**Problem to solve:** Search the records for "this" and copy each line that holds it.

╭─ Supplied data

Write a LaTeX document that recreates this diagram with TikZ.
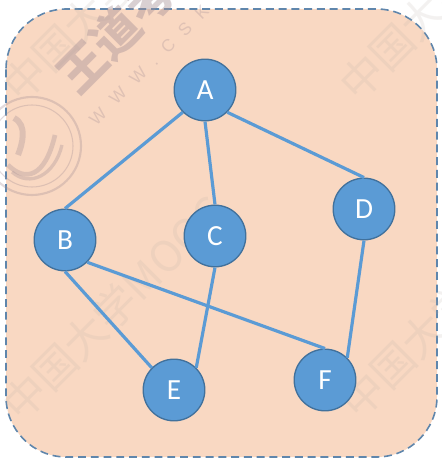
\documentclass[tikz,border=0pt]{standalone}
\usepackage{fontspec}
\setmainfont{Carlito}
\newfontfamily\cjkfont{Noto Sans CJK SC}
\newfontfamily\markfont[LetterSpace=70]{Liberation Sans}
\usepackage{xcolor}
\definecolor{panelfill}{HTML}{F9D8C2}
\definecolor{nodefill}{HTML}{5B9BD5}
\definecolor{nodeline}{HTML}{41719C}
\definecolor{panelline}{HTML}{5F86AC}
\definecolor{markfaint}{HTML}{B9ADA5}
\definecolor{markdark}{HTML}{A58F96}
\tikzset{
    vertex/.style={circle, draw=nodeline, fill=nodefill, line width=1pt, minimum size=1.63cm, inner sep=0pt, text=white, font=\fontsize{22}{22}\selectfont},
    link/.style={draw=nodefill, line width=2.4pt},
    faintmark/.style={text=markfaint, opacity=0.16, rotate=45, anchor=west, inner sep=0pt, font=\cjkfont\fontsize{32}{32}\selectfont},
    seal/.style={draw=markdark, opacity=0.32}
}
\begin{document}
\begin{tikzpicture}[x=0.026458cm,y=-0.026458cm]
    \useasboundingbox (0,0) rectangle (442,462);
    \fill[white] (0,0) rectangle (442,462);
    \draw[panelline, fill=panelfill, dash pattern=on 6pt off 3.6pt, line width=1.2pt, rounded corners=1.6cm] (6,9) rectangle (437,457);
    % watermark
    \node[faintmark] (markA) at (10,93) {中国大学MOOC};
    \node[faintmark] (markB) at (347,92) {中国大学MOOC};
    \node[faintmark] (markC) at (10,412) {中国大学MOOC};
    \node[faintmark] (markD) at (348,410) {中国大学MOOC};
    \node[rotate=45, anchor=west, inner sep=0pt, text=markdark, opacity=0.42, font=\cjkfont\bfseries\fontsize{36}{36}\selectfont] (markE) at (65,84) {王道考研};
    \node[rotate=45, anchor=west, inner sep=0pt, text=markdark, opacity=0.3, font=\markfont\fontsize{13}{13}\selectfont] (markF) at (92,122) {WWW.CSK};
    \draw[seal, line width=1.6pt] (32,146) circle (49);
    \draw[seal, line width=0.8pt] (32,146) circle (41);
    \draw[seal, line width=3.5pt] (8,165) .. controls (25,182) and (45,178) .. (55,135);
    \draw[seal, line width=2.5pt] (12,172) .. controls (30,188) and (55,175) .. (62,145);
    \draw[seal, line width=4.5pt] (14,118) .. controls (28,125) and (22,145) .. (18,155);
    % graph
    \node[vertex] (A) at (205,90) {A};
    \node[vertex] (B) at (65,240) {B};
    \node[vertex] (C) at (215,236) {C};
    \node[vertex] (D) at (364,209) {D};
    \node[vertex] (E) at (174,390) {E};
    \node[vertex] (F) at (325,380) {F};
    \draw[link] (A.south west) -- (B.north);
    \draw[link] (A.south) -- (C.north);
    \draw[link] (A.south east) -- (D.north);
    \draw[link] (B.south) -- (E.north west);
    \draw[link] (B.south east) -- (F.north);
    \draw[link] (C.south) -- (E.north east);
    \draw[link] (D.south) -- (F.north east);
\end{tikzpicture}
\end{document}
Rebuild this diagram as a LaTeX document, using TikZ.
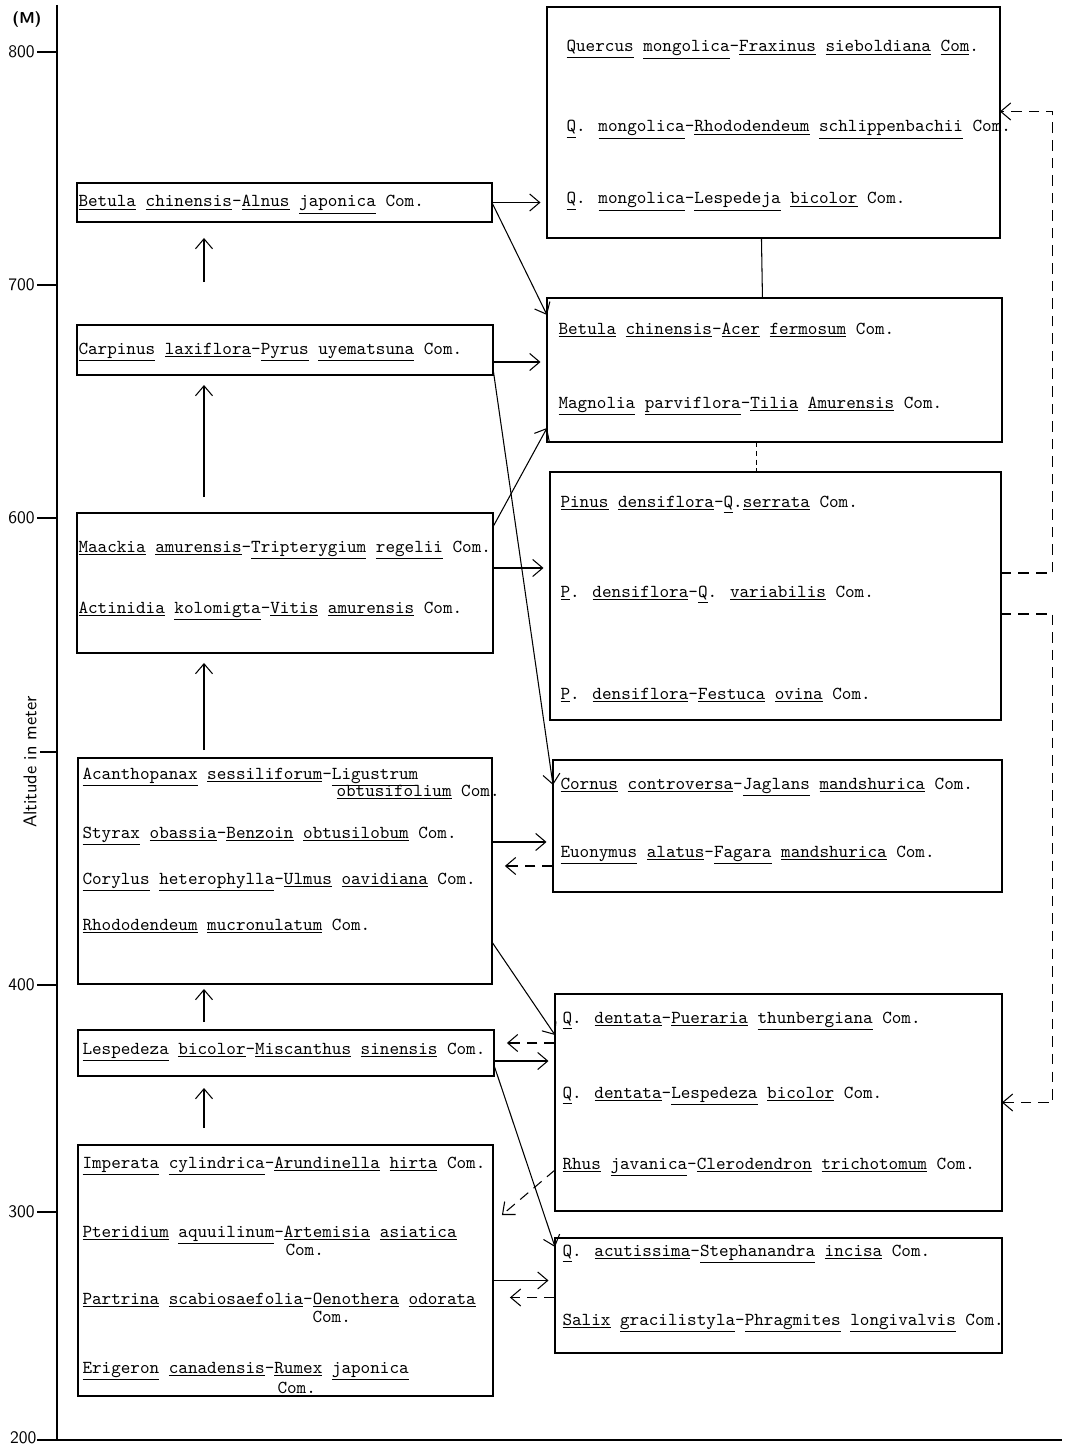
\documentclass[tikz,border=0pt]{standalone}
\usepackage{tikz}
\usetikzlibrary{calc, arrows.meta}
\newcommand{\taxon}[1]{\underline{#1}}

\begin{document}
\begin{tikzpicture}[x=0.02cm, y=-0.02cm, line width=0.6pt,
    >={Straight Barb[length=2mm, width=3.4mm]},
    box/.style={draw, line width=0.7pt, anchor=north west, inner sep=0pt, outer sep=0pt},
    txt/.style={anchor=base west, inner sep=0pt, font=\ttfamily\fontsize{10.4}{12}\selectfont},
    tick/.style={anchor=east, inner sep=1pt, font=\sffamily\fontsize{10}{12}\selectfont},
    succ/.style={->, shorten >=0.13cm},
    back/.style={->, dash pattern=on 6pt off 4pt},
    up/.style={->, shorten <=0.2cm, shorten >=0.2cm}]

\useasboundingbox (0,0) rectangle (1067,1446);

% altitude axis
\draw (57,5) -- (57,1440) -- (1062,1440);
\foreach \y/\m in {52/800, 285/700, 518/600, 985/400, 1212/300} {
    \draw (37,\y) -- (57,\y);
    \node[tick] (alt\m) at (37,\y) {\m};
}
\draw (37,1440) -- (57,1440);
\node[tick, anchor=south east, inner sep=0pt] (alt200) at (37,1444) {200};
\draw (40,752) -- (57,752);
\node[font=\sffamily\bfseries\fontsize{9}{11}\selectfont] (unit) at (27,20) {(M)};
\node[rotate=90, font=\sffamily\fontsize{10.5}{12}\selectfont] (axlabel) at (30,762) {Altitude in meter};

% left column
\node[box, minimum width=8.30cm, minimum height=0.78cm] (L1) at (77,183) {};
\node[box, minimum width=8.32cm, minimum height=1.00cm] (L2) at (77,325) {};
\node[box, minimum width=8.32cm, minimum height=2.80cm] (L3) at (77,513) {};
\node[box, minimum width=8.28cm, minimum height=4.52cm] (L4) at (78,758) {};
\node[box, minimum width=8.32cm, minimum height=0.92cm] (L5) at (78,1030) {};
\node[box, minimum width=8.30cm, minimum height=5.02cm] (L6) at (78,1145) {};

% right column
\node[box, minimum width=9.06cm, minimum height=4.62cm] (R1) at (547,7) {};
\node[box, minimum width=9.10cm, minimum height=2.88cm] (R2) at (547,298) {};
\node[box, minimum width=9.02cm, minimum height=4.96cm] (R3) at (550,472) {};
\node[box, minimum width=8.98cm, minimum height=2.64cm] (R4) at (553,760) {};
\node[box, minimum width=8.94cm, minimum height=4.34cm] (R5) at (555,994) {};
\node[box, minimum width=8.94cm, minimum height=2.30cm] (R6) at (555,1238) {};

% communities
\node[txt] (r1a) at (566,52) {\taxon{Quercus} \taxon{mongolica}-\taxon{Fraxinus} \taxon{sieboldiana} \taxon{Com}.};
\node[txt] (r1b) at (566,132) {\taxon{Q}. \taxon{mongolica}-\taxon{Rhododendeum} \taxon{schlippenbachii} Com.};
\node[txt] (r1c) at (566,204) {\taxon{Q}. \taxon{mongolica}-\taxon{Lespedeja} \taxon{bicolor} Com.};
\node[txt] (r2a) at (558,334) {\taxon{Betula} \taxon{chinensis}-\taxon{Acer} \taxon{fermosum} Com.};
\node[txt] (r2b) at (558,408) {\taxon{Magnolia} \taxon{parviflora}-\taxon{Tilia} \taxon{Amurensis} Com.};
\node[txt] (r3a) at (560,507) {\taxon{Pinus} \taxon{densiflora}-\taxon{Q}.\taxon{serrata} Com.};
\node[txt] (r3b) at (560,597) {\taxon{P}. \taxon{densiflora}-\taxon{Q}. \taxon{variabilis} Com.};
\node[txt] (r3c) at (560,699) {\taxon{P}. \taxon{densiflora}-\taxon{Festuca} \taxon{ovina} Com.};
\node[txt] (r4a) at (560,789) {\taxon{Cornus} \taxon{controversa}-\taxon{Jaglans} \taxon{mandshurica} Com.};
\node[txt] (r4b) at (560,857) {\taxon{Euonymus} \taxon{alatus}-\taxon{Fagara} \taxon{mandshurica} Com.};
\node[txt] (r5a) at (562,1023) {\taxon{Q}. \taxon{dentata}-\taxon{Pueraria} \taxon{thunbergiana} Com.};
\node[txt] (r5b) at (562,1098) {\taxon{Q}. \taxon{dentata}-\taxon{Lespedeza} \taxon{bicolor} Com.};
\node[txt] (r5c) at (562,1169) {\taxon{Rhus} \taxon{javanica}-\taxon{Clerodendron} \taxon{trichotomum} Com.};
\node[txt] (r6a) at (562,1256) {\taxon{Q}. \taxon{acutissima}-\taxon{Stephanandra} \taxon{incisa} Com.};
\node[txt] (r6b) at (562,1325) {\taxon{Salix} \taxon{gracilistyla}-\taxon{Phragmites} \taxon{longivalvis} Com.};

\node[txt] (l1a) at (78,207) {\taxon{Betula} \taxon{chinensis}-\taxon{Alnus} \taxon{japonica} Com.};
\node[txt] (l2a) at (78,354) {\taxon{Carpinus} \taxon{laxiflora}-\taxon{Pyrus} \taxon{uyematsuna} Com.};
\node[txt] (l3a) at (78,552) {\taxon{Maackia} \taxon{amurensis}-\taxon{Tripterygium} \taxon{regelii} Com.};
\node[txt] (l3b) at (78,613) {\taxon{Actinidia} \taxon{kolomigta}-\taxon{Vitis} \taxon{amurensis} Com.};
\node[txt] (l4a) at (82,779) {\taxon{Acanthopanax} \taxon{sessiliforum}-\taxon{Ligustrum}};
\node[txt] (l4b) at (336,796) {\taxon{obtusifolium} Com.};
\node[txt] (l4c) at (82,838) {\taxon{Styrax} \taxon{obassia}-\taxon{Benzoin} \taxon{obtusilobum} Com.};
\node[txt] (l4d) at (82,884) {\taxon{Corylus} \taxon{heterophylla}-\taxon{Ulmus} \taxon{oavidiana} Com.};
\node[txt] (l4e) at (82,930) {\taxon{Rhododendeum} \taxon{mucronulatum} Com.};
\node[txt] (l5a) at (82,1054) {\taxon{Lespedeza} \taxon{bicolor}-\taxon{Miscanthus} \taxon{sinensis} Com.};
\node[txt] (l6a) at (82,1168) {\taxon{Imperata} \taxon{cylindrica}-\taxon{Arundinella} \taxon{hirta} Com.};
\node[txt] (l6b) at (82,1237) {\taxon{Pteridium} \taxon{aquuilinum}-\taxon{Artemisia} \taxon{asiatica}};
\node[txt] (l6c) at (285,1255) {Com.};
\node[txt] (l6d) at (82,1304) {\taxon{Partrina} \taxon{scabiosaefolia}-\taxon{Oenothera} \taxon{odorata}};
\node[txt] (l6e) at (312,1322) {Com.};
\node[txt] (l6f) at (82,1373) {\taxon{Erigeron} \taxon{canadensis}-\taxon{Rumex} \taxon{japonica}};
\node[txt] (l6g) at (277,1393) {Com.};

% succession upwards
\coordinate (spine) at (204,0);
\draw[up, shorten <=0.86cm, shorten >=0.32cm] (L2.north -| spine) -- (L1.south -| spine);
\draw[up, shorten <=0.32cm] (L3.north -| spine) -- (L2.south -| spine);
\draw[up, shorten <=0.16cm] (L4.north -| spine) -- (L3.south -| spine);
\draw[up, shorten <=0.16cm, shorten >=0.1cm] (L5.north -| spine) -- (L4.south -| spine);
\draw[up, shorten <=0.34cm, shorten >=0.24cm] (L6.north -| spine) -- (L5.south -| spine);
\draw ($(R1.south)+(-12,0)$) -- ($(R2.north)+(-12,0)$);
\draw[dash pattern=on 3pt off 2pt] ($(R2.south)+(-18,0)$) -- ($(R2.south)+(-18,30)$);

% left to right
\draw[succ] (L1.east) -- (R1.west |- L1.east);
\draw[->] (L1.east) -- ($(R2.north west)+(0,17)$);
\draw[succ] ($(L2.east)+(0,12)$) -- ($(R2.west |- L2.east)+(0,12)$);
\draw[->] ($(L2.south east)+(0,-7)$) -- ($(R4.north west)+(0,25)$);
\draw[->] ($(L3.north east)+(0,14)$) -- ($(R2.south west)+(0,-14)$);
\draw[succ] ($(L3.east)+(0,-15)$) -- ($(R3.west |- L3.east)+(0,-15)$);
\draw[succ] ($(L4.east)+(0,-29)$) -- ($(R4.west |- L4.east)+(0,-29)$);
\draw[->] ($(L4.south east)+(0,-42)$) -- ($(R5.north west)+(0,41)$);
\draw[succ] ($(L5.east)+(0,8)$) -- ($(R5.west |- L5.east)+(0,8)$);
\draw[->] ($(L5.east)+(0,12)$) -- ($(R6.north west)+(0,9)$);
\draw[succ] ($(L6.east)+(0,10)$) -- ($(R6.west |- L6.east)+(0,10)$);

% right to left (dashed)
\draw[back, shorten >=0.26cm] ($(R4.west |- L4.east)+(0,-5)$) -- ($(L4.east)+(0,-5)$);
\draw[back, shorten >=0.26cm] ($(R5.west |- L5.east)+(0,-10)$) -- ($(L5.east)+(0,-10)$);
\draw[back] ($(R5.south west)+(0,-41)$) -- ($(L6.north east)+(9,70)$);
\draw[back, shorten >=0.34cm] ($(R6.west |- L6.east)+(0,27)$) -- ($(L6.east)+(0,27)$);
\draw[back] ($(R3.east)+(0,-23)$) -- ++(52,0) |- ($(R1.east)+(0,-11)$);
\draw[back] ($(R3.east)+(0,18)$) -- ++(52,0) |- (R5.east);

\end{tikzpicture}
\end{document}
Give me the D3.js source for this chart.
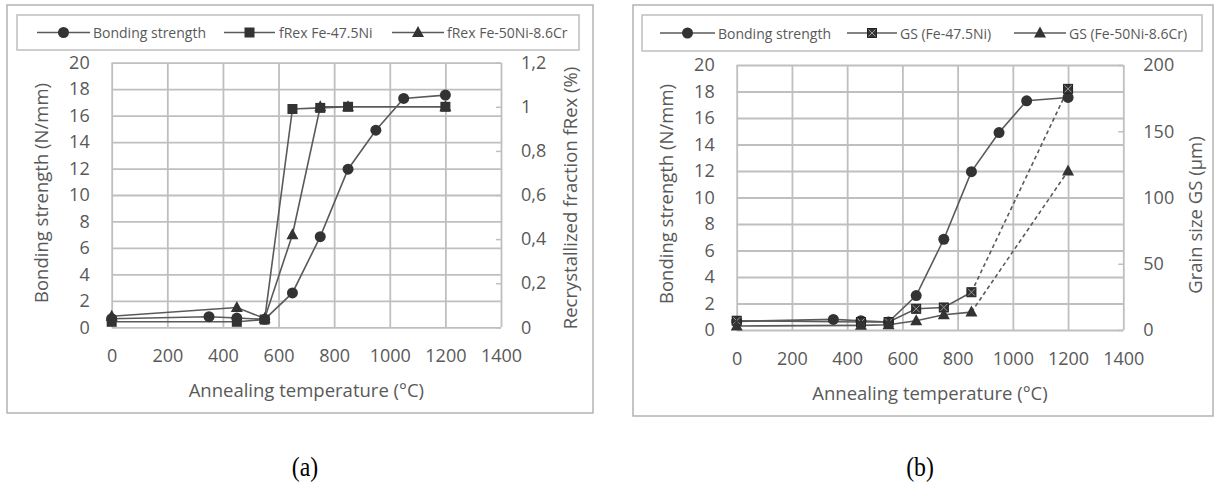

╰─

**Written solution:**
Write a LaTeX document that recreates this diagram with TikZ.
Rebuild this diagram as a LaTeX document, using TikZ.
Give me the D3.js source for this chart.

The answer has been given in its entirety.